§ Short task:
Find the word "diagram" in the material below and gather every line that contains it.

§ Listed entries:
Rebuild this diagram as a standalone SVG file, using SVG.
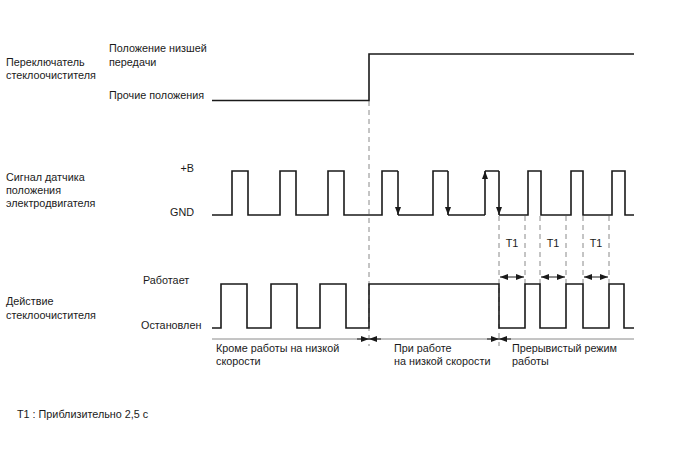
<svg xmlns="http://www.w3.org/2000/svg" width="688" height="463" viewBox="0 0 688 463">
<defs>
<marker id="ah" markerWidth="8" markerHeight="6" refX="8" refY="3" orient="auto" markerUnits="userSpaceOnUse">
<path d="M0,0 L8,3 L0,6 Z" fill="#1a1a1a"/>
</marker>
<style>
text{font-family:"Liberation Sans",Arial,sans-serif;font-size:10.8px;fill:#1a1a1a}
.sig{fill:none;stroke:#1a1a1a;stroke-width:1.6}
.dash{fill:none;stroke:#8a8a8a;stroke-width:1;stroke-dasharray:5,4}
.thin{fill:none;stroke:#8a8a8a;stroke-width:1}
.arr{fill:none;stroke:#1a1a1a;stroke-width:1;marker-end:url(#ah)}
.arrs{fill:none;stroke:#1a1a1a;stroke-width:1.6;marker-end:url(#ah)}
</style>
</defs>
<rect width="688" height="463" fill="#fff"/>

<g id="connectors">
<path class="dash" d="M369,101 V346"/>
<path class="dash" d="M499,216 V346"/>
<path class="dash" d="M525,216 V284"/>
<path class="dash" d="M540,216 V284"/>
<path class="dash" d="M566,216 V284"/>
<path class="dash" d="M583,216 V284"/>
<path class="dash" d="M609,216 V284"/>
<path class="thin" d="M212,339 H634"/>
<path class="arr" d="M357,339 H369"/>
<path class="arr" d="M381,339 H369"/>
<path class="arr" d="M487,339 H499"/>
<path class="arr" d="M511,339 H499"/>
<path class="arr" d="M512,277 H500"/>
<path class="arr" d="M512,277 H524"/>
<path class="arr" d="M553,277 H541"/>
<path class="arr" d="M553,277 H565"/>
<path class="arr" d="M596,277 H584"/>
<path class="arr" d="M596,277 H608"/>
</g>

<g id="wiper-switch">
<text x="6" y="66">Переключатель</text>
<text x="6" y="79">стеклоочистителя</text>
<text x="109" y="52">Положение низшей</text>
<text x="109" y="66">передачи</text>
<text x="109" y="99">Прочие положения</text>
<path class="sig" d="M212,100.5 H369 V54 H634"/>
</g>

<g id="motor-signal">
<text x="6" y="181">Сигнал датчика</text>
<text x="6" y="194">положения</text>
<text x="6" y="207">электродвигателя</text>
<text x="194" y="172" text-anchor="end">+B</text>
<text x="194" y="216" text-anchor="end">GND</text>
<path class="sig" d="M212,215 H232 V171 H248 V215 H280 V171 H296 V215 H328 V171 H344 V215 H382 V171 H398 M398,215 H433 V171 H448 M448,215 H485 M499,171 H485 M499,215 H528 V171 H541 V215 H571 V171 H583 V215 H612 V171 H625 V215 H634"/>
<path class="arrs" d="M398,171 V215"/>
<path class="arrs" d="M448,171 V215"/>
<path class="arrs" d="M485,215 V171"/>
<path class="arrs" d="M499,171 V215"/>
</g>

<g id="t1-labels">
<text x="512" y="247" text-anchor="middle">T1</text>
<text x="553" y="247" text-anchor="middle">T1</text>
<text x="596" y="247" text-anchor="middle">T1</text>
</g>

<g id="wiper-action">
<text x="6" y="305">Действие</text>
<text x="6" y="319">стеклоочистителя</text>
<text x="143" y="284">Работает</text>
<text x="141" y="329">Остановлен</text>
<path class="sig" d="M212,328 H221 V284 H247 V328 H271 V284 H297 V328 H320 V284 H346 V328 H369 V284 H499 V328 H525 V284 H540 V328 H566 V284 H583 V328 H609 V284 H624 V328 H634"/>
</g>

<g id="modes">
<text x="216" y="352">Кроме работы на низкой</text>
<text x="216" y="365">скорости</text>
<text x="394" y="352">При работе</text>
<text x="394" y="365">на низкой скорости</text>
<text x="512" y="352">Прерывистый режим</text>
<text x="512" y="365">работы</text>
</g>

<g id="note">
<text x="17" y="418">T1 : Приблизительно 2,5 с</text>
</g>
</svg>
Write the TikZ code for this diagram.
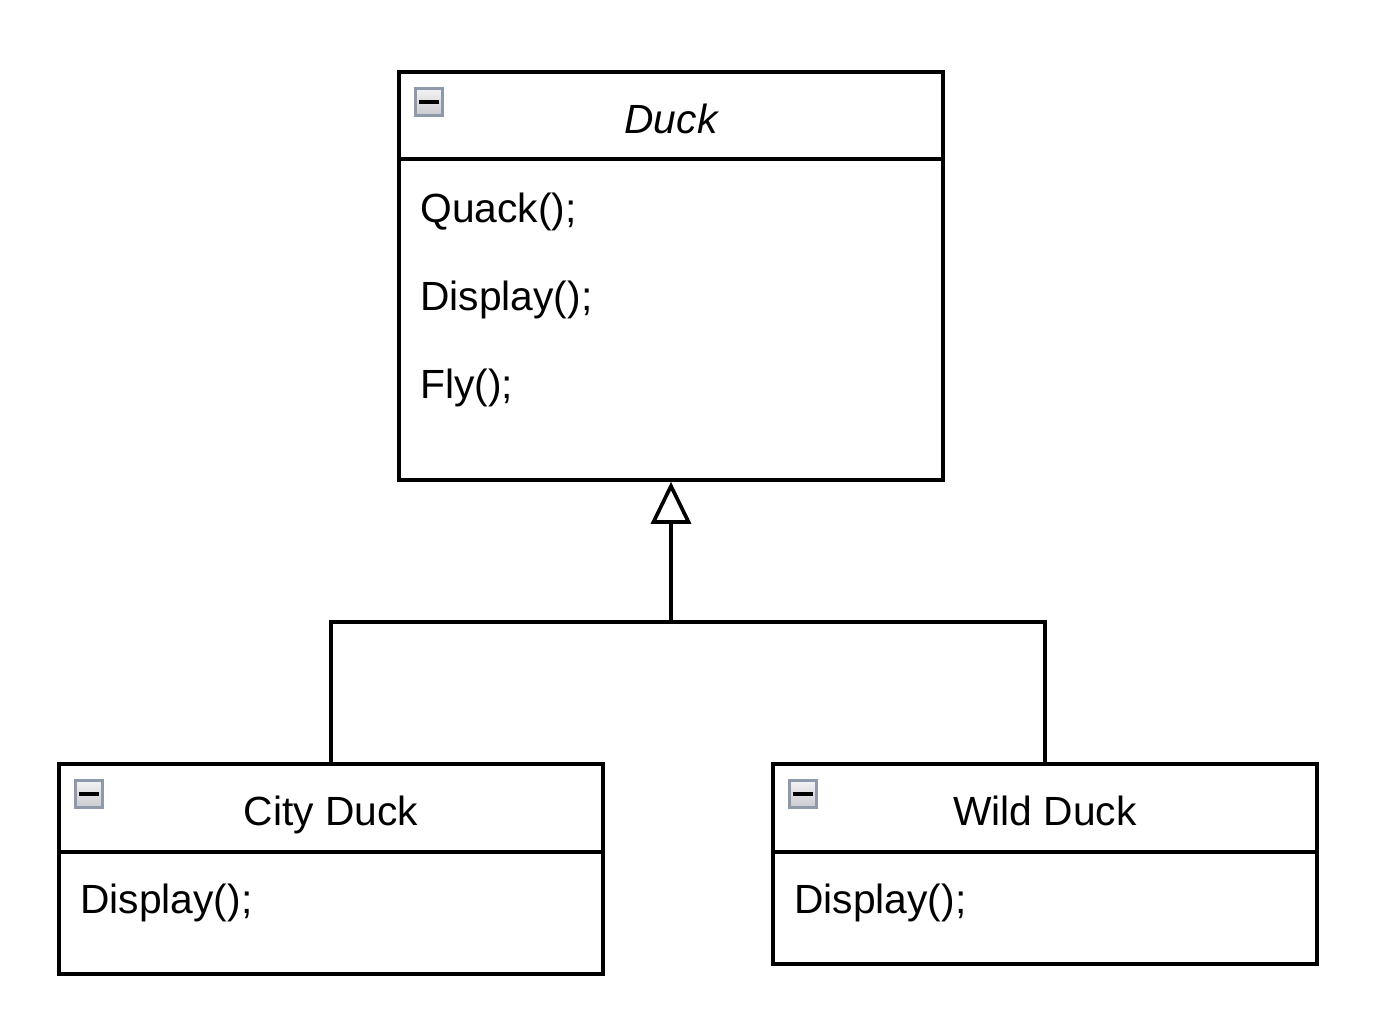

§ Task answer:
Rebuild this diagram as a standalone SVG file, using SVG.
Write the TikZ code for this diagram.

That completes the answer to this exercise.